The Real-World Compromise: Cost, Time, Performance

In the end, casting is about finding the feasible compromise. The designer wants a lightweight, high-strength, thermally efficient, geometrically complex part with a mirror finish. The purchasing department wants it for $50 a unit. Production needs 10,000 pieces by next quarter.

You have to break down those requirements. Geometrically complex pushes you toward investment casting, which drives cost up and might slow down volume. 10,000 pieces pushes you toward high-pressure die casting or permanent mold, which limits material choice and might not achieve the internal complexity. High-strength might demand a steel or special alloy, which rules out some high-speed processes. You end up in the middle, maybe with a well-designed sand casting with strategic use of cores, in ductile iron, with critical surfaces machined.

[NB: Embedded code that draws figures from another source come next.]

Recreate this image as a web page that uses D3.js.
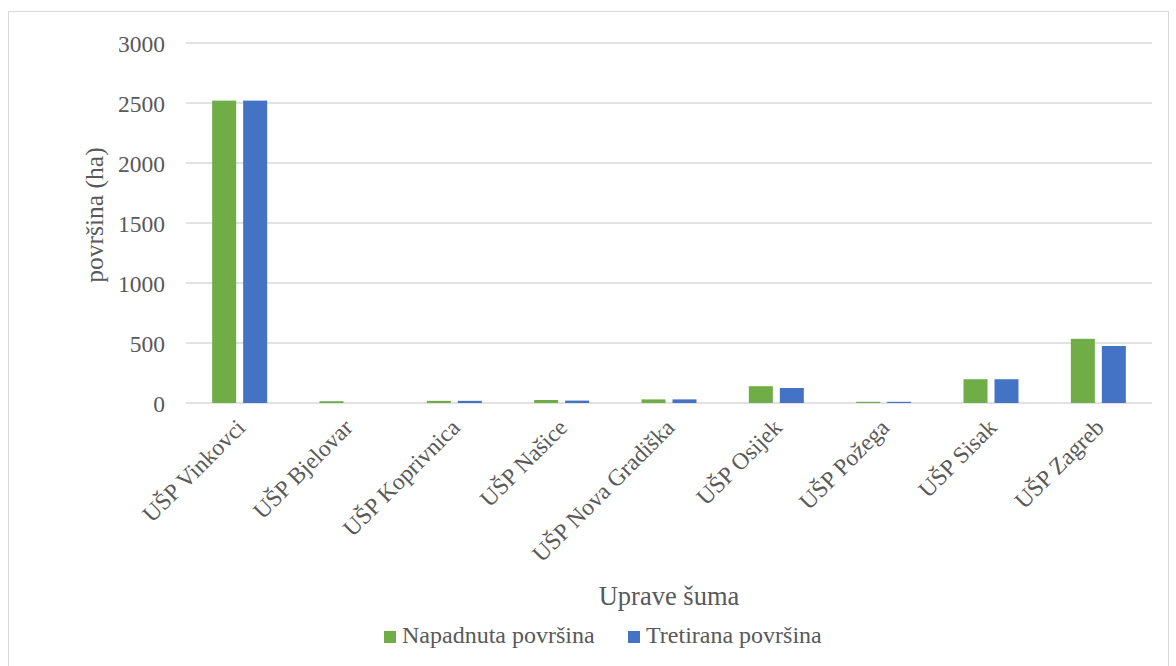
<!DOCTYPE html>
<html>
<head>
<meta charset="utf-8">
<script src="https://cdnjs.cloudflare.com/ajax/libs/d3/7.8.5/d3.min.js"></script>
<style>
  body { margin: 0; background: #fff; }
  text { font-family: "Liberation Serif", "Times New Roman", serif; fill: #595959; }
</style>
</head>
<body>
<svg id="chart"></svg>
<script>
const categories = ['UŠP Vinkovci', 'UŠP Bjelovar', 'UŠP Koprivnica', 'UŠP Našice', 'UŠP Nova Gradiška', 'UŠP Osijek', 'UŠP Požega', 'UŠP Sisak', 'UŠP Zagreb'];
const napadnuta = [2520, 15, 18, 25, 30, 140, 10, 198, 535];
const tretirana = [2520, 0, 18, 20, 30, 125, 10, 198, 475];
const seriesNames = ['Napadnuta površina', 'Tretirana površina'];
const colors = ['#70ad47', '#4472c4'];
const yTicks = [0, 500, 1000, 1500, 2000, 2500, 3000];

const W = 1176, H = 666;
const svg = d3.select('#chart').attr('width', W).attr('height', H);

// chart border
svg.append('rect')
  .attr('x', 8.5).attr('y', 11.5)
  .attr('width', 1160).attr('height', 700)
  .attr('fill', 'none').attr('stroke', '#d9d9d9');

const xScale = d3.scaleBand()
  .domain(categories)
  .range([186, 1152]);

const yScale = d3.scaleLinear()
  .domain([0, 3000])
  .range([403, 43]);

// gridlines
svg.append('g')
  .selectAll('line')
  .data(yTicks)
  .join('line')
  .attr('x1', 186).attr('x2', 1152)
  .attr('y1', d => yScale(d)).attr('y2', d => yScale(d))
  .attr('stroke', '#d9d9d9').attr('stroke-width', 1.3);

// y tick labels
svg.append('g')
  .selectAll('text')
  .data(yTicks)
  .join('text')
  .attr('x', 165)
  .attr('y', d => yScale(d) + 8.5)
  .attr('text-anchor', 'end')
  .style('font-size', '23.5px')
  .text(d => d);

// bars
const barW = 24, gap = 7;
const series = [napadnuta, tretirana];
series.forEach((vals, s) => {
  svg.append('g')
    .selectAll('rect')
    .data(vals.map((v, i) => ({ cat: categories[i], v })))
    .join('rect')
    .attr('x', d => xScale(d.cat) + xScale.bandwidth() / 2 - gap / 2 - barW + s * (barW + gap))
    .attr('y', d => yScale(d.v))
    .attr('width', barW)
    .attr('height', d => yScale(0) - yScale(d.v))
    .attr('fill', colors[s]);
});

// x labels
svg.append('g')
  .selectAll('text')
  .data(categories)
  .join('text')
  .attr('transform', d => `translate(${xScale(d) + xScale.bandwidth() / 2 + 7}, 429) rotate(-45)`)
  .attr('text-anchor', 'end')
  .style('font-size', '23.5px')
  .text(d => d);

// axis titles
svg.append('text')
  .attr('transform', 'translate(103, 215) rotate(-90)')
  .attr('text-anchor', 'middle')
  .style('font-size', '25.5px')
  .text('površina (ha)');

svg.append('text')
  .attr('x', 669).attr('y', 605)
  .attr('text-anchor', 'middle')
  .style('font-size', '26.5px')
  .text('Uprave šuma');

// legend
const legendX = [384, 628];
seriesNames.forEach((name, i) => {
  svg.append('rect')
    .attr('x', legendX[i]).attr('y', 631)
    .attr('width', 12).attr('height', 12)
    .attr('fill', colors[i]);
  svg.append('text')
    .attr('x', legendX[i] + 18).attr('y', 643)
    .style('font-size', '24px')
    .text(name);
});
</script>
</body>
</html>
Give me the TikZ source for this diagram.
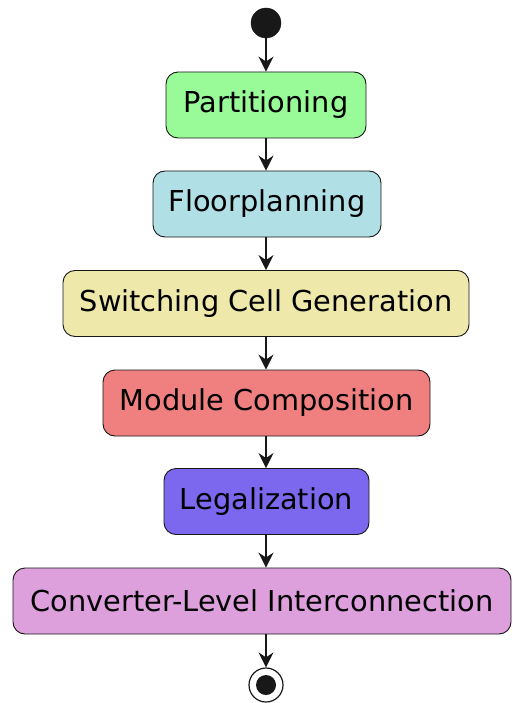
\documentclass[tikz,border=0pt]{standalone}
\usepackage{fontspec}
\setmainfont{DejaVu Sans}
\usetikzlibrary{arrows.meta}
\definecolor{cline}{HTML}{181818}
\definecolor{cA}{HTML}{98FB98}
\definecolor{cB}{HTML}{B0E0E6}
\definecolor{cC}{HTML}{EEE8AA}
\definecolor{cD}{HTML}{F08080}
\definecolor{cE}{HTML}{7B68EE}
\definecolor{cF}{HTML}{DDA0DD}
\tikzset{
  act/.style={draw=cline, line width=0.9pt, rounded corners=12pt, minimum height=66pt,
    inner sep=0pt, font=\fontsize{28.8}{34}\selectfont, text=black},
  flow/.style={draw=cline, line width=1.2pt, -{Stealth[length=15pt, width=15pt, inset=5pt]}}
}
\begin{document}
\begin{tikzpicture}[x=1pt, y=-1pt]
\useasboundingbox (0,0) rectangle (512,703);
\fill[white] (0,0) rectangle (512,703);
\node[circle, fill=cline, draw=cline, minimum size=30pt, inner sep=0pt] (start) at (266,23) {};
\node[act, fill=cA, minimum width=200pt] (p) at (266,105) {Partitioning};
\node[act, fill=cB, minimum width=228pt] (f) at (267,204) {Floorplanning};
\node[act, fill=cC, minimum width=406pt] (s) at (266,303.5) {Switching Cell Generation};
\node[act, fill=cD, minimum width=327pt] (m) at (266.5,403) {Module Composition};
\node[act, fill=cE, minimum width=205pt] (l) at (266.5,501.5) {Legalization};
\node[act, fill=cF, minimum width=498pt] (c) at (262,601) {Converter-Level Interconnection};
\node[circle, draw=cline, line width=1.2pt, fill=white, minimum size=34pt, inner sep=0pt] (end) at (266,685) {};
\fill[cline] (end.center) circle (10pt);
\draw[flow] (start) -- (start |- p.north);
\draw[flow] (p.south) -- (p |- f.north);
\draw[flow] (f.south -| p) -- (p |- s.north);
\draw[flow] (s.south -| p) -- (p |- m.north);
\draw[flow] (m.south -| p) -- (p |- l.north);
\draw[flow] (l.south -| p) -- (p |- c.north);
\draw[flow] (c.south -| p) -- (end);
\end{tikzpicture}
\end{document}
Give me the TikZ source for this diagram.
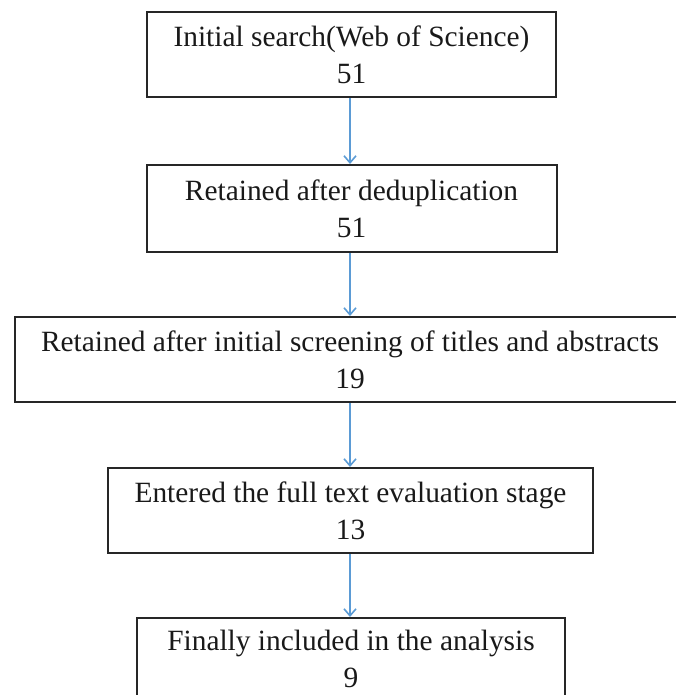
\documentclass[tikz,border=0pt]{standalone}
\usepackage{fontspec}
\setmainfont{Liberation Serif}
\usetikzlibrary{arrows.meta}
\definecolor{arrowblue}{RGB}{91,155,213}
\tikzset{
  stagebox/.style={draw=black!85, line width=2pt, align=center, inner sep=0pt,
    font=\fontsize{29.4}{37}\selectfont, text=black!90},
  flowarrow/.style={draw=arrowblue, line width=1.6pt, -{Straight Barb[length=7pt,width=12pt,line width=1.6pt]}}
}
\begin{document}
\begin{tikzpicture}[x=1pt,y=-1pt]
\useasboundingbox (0,0) rectangle (676,695);
\node[stagebox, minimum width=409pt, minimum height=85pt] (b1) at (351.5,54.5) {Initial search(Web of Science)\\51};
\node[stagebox, minimum width=410pt, minimum height=87pt] (b2) at (351.5,208.5) {Retained after deduplication\\51};
\node[stagebox, minimum width=670pt, minimum height=85pt] (b3) at (350,359.5) {Retained after initial screening of titles and abstracts\\19};
\node[stagebox, minimum width=485pt, minimum height=85pt] (b4) at (350.5,510.5) {Entered the full text evaluation stage\\13};
\node[stagebox, minimum width=428pt, minimum height=82pt] (b5) at (351,659) {Finally included in the analysis\\9};
\draw[flowarrow] (b1.south -| 350,0) -- (b2.north -| 350,0);
\draw[flowarrow] (b2.south -| 350,0) -- (b3.north -| 350,0);
\draw[flowarrow] (b3.south -| 350,0) -- (b4.north -| 350,0);
\draw[flowarrow] (b4.south -| 350,0) -- (b5.north -| 350,0);
\end{tikzpicture}
\end{document}
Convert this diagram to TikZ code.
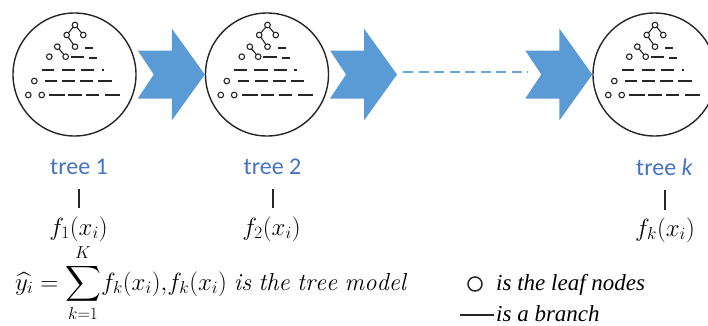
\documentclass[tikz,border=0pt]{standalone}
\usepackage{amsmath}
\usepackage{fontspec}
\newfontfamily\treefont{Carlito}
\newfontfamily\legfont{Liberation Serif}
\definecolor{arrowblue}{HTML}{5B9BD5}
\definecolor{labelblue}{HTML}{4472C4}
\tikzset{
  treecirc/.style={draw=black!85, circle, line width=1.4pt, minimum size=123pt, inner sep=0pt},
  glyphline/.style={line width=1.8pt, black!85},
  glyphedge/.style={line width=1.1pt, black!85},
  leafdot/.style={draw=black!85, fill=white, line width=1.1pt},
  treelabel/.style={anchor=base, inner sep=0pt, text=labelblue, font=\treefont\fontsize{24}{28}\selectfont},
  flabel/.style={anchor=base, inner sep=0pt, font=\fontsize{25.5}{30}\selectfont},
  barline/.style={line width=1.3pt, black!85},
  legtext/.style={anchor=base west, inner sep=0pt, text depth=0pt, font=\legfont\itshape\fontsize{23}{27}\selectfont},
  blockarrow/.style={fill=arrowblue, draw=none},
  dashlink/.style={arrowblue!90, line width=1.6pt, dash pattern=on 10pt off 5.5pt},
  treeglyph/.pic={
    \draw[glyphedge] (-7.8,-39.5) -- (0.5,-49.5) -- (8.8,-39.5);
    \draw[glyphedge] (-7.8,-39.5) -- (0.5,-27.8);
    \draw[glyphedge] (-17.2,-27.8) -- (-8.8,-17.8);
    \foreach \p in {(0.5,-49.5),(-7.8,-39.5),(8.8,-39.5),(0.5,-27.8),(-17.2,-27.8),(-8.8,-17.8),(-25.2,-17.8),(-40.2,6.5),(-46.2,20.5),(-32.8,20.5)}
      \draw[leafdot] \p circle (2.8pt);
    \draw[glyphline] (10.5,-26.8) -- (18.5,-26.8);
    \draw[glyphline] (-3.8,-17.2) -- (9.5,-17.2);
    \draw[glyphline] (14.5,-16.2) -- (22.5,-16.2);
    \foreach \a/\b in {-32.8/-20.5,-12.8/0.5,6.5/19.8,27.2/29.5}
      \draw[glyphline] (\a,-4.5) -- (\b,-4.5);
    \foreach \a/\b in {-29.5/-17.8,-12.2/0.5,5.5/18.8,23.8/37.2}
      \draw[glyphline] (\a,6.5) -- (\b,6.5);
    \foreach \a/\b in {-25.2/-9.5,-6.2/7.2,11.5/24.8,30.5/45.5}
      \draw[glyphline] (\a,20.5) -- (\b,20.5);
  },
  chevron/.pic={
    \fill[blockarrow] (-67,-24) -- (-33,-24) -- (-33,-46) -- (0,0) -- (-33,46) -- (-33,24) -- (-67,24) -- (-51,0) -- cycle;
  }
}
\begin{document}
\begin{tikzpicture}[x=1pt,y=-1pt]
\useasboundingbox (0,0) rectangle (708,325);
\clip (0,0) rectangle (708,325);
\fill[white] (0,0) rectangle (708,325);

% tree circles
\node[treecirc] (c1) at (74.5,74.5) {};
\node[treecirc] (c2) at (267,74.5) {};
\node[treecirc] (c3) at (654.5,74.5) {};
\pic at (c1.center) {treeglyph};
\pic at (c2.center) {treeglyph};
\pic at (c3.center) {treeglyph};

% block arrows
\pic at (c2.west) {chevron};
\pic at (397,74.5) {chevron};
\pic at (c3.west) {chevron};

% dashed link
\coordinate (d1) at (403,72);
\coordinate (d2) at (528,72);
\draw[dashlink] (d1) -- (d2);

% labels
\node[treelabel] (t1) at (79,174) {tree 1};
\node[treelabel] (t2) at (272.5,174) {tree 2};
\node[treelabel] (tk) at (664.5,175) {tree \textit{k}};

\node[flabel] (f1) at (78.5,235) {$f_1(x_i)$};
\node[flabel] (f2) at (271.5,235) {$f_2(x_i)$};
\node[flabel] (fk) at (665,236) {$f_k(x_i)$};

\coordinate (b1t) at (79,189);  \coordinate (b1b) at (79,208);
\coordinate (b2t) at (273,189); \coordinate (b2b) at (273,208);
\coordinate (bkt) at (665,190); \coordinate (bkb) at (665,210);
\draw[barline] (b1t) -- (b1b);
\draw[barline] (b2t) -- (b2b);
\draw[barline] (bkt) -- (bkb);

% formula
\node[anchor=base west, inner sep=0pt, font=\fontsize{24.5}{30}\selectfont] (formula) at (15,290)
  {$\displaystyle \widehat{y_i} = \sum_{k=1}^{K}\! f_k(x_i){,} f_k(x_i)\;\mathit{is\ the\ tree\ model}$};

% legend
\node[draw=black!85, circle, line width=1.5pt, minimum size=14pt, inner sep=0pt] (leafsym) at (475,284) {};
\node[legtext] (leaftxt) at (496,290) {is the leaf nodes};
\coordinate (br1) at (460,315);
\coordinate (br2) at (494,315);
\draw[line width=1.5pt, black!85] (br1) -- (br2);
\node[legtext] (brtxt) at (496,321) {is a branch};
\end{tikzpicture}
\end{document}
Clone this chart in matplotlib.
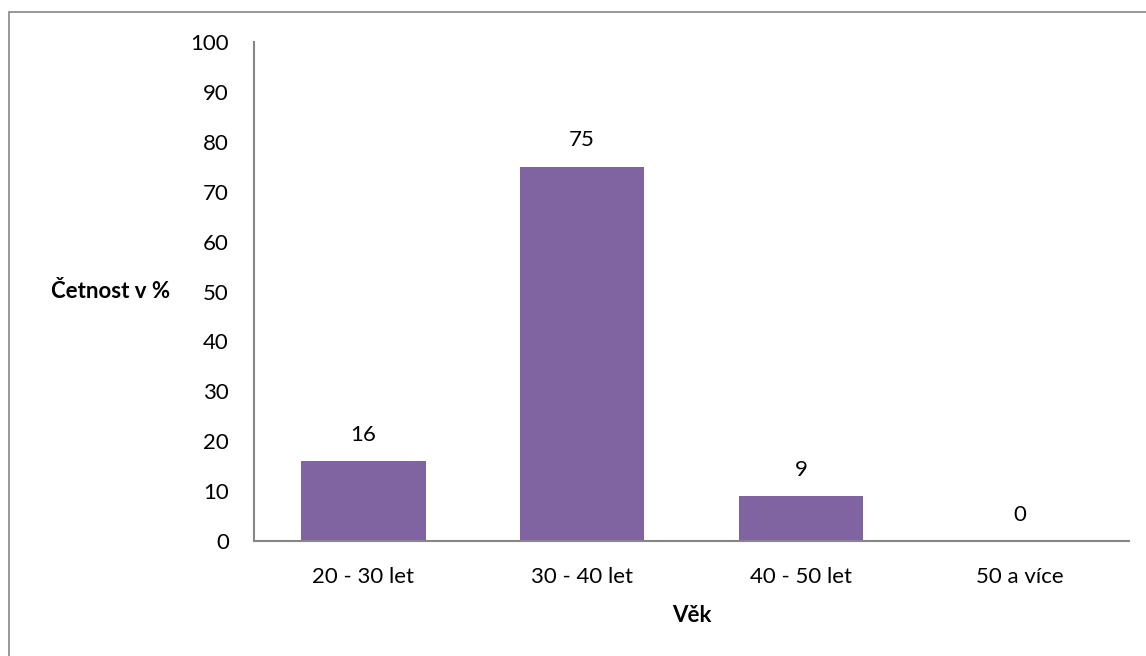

It's not the perfect version of any one ideal, but it's the version that can be made reliably, at cost, on time.

That's the practical truth. It's not about achieving perfection in a single attribute. It's about orchestrating all the variables—mold method, material, gating, heat treatment, machining—to hit the sweet spot for the application. A supplier with decades in the game, like a 30-year-old firm, has seen these trade-offs a thousand times. They're not just executing a print; they're reading between the lines of the requirements, anticipating where the process will fight back, and steering the project toward a manufacturable outcome. That's the real value, and it's something you only learn from getting it wrong a few times before you start getting it consistently right.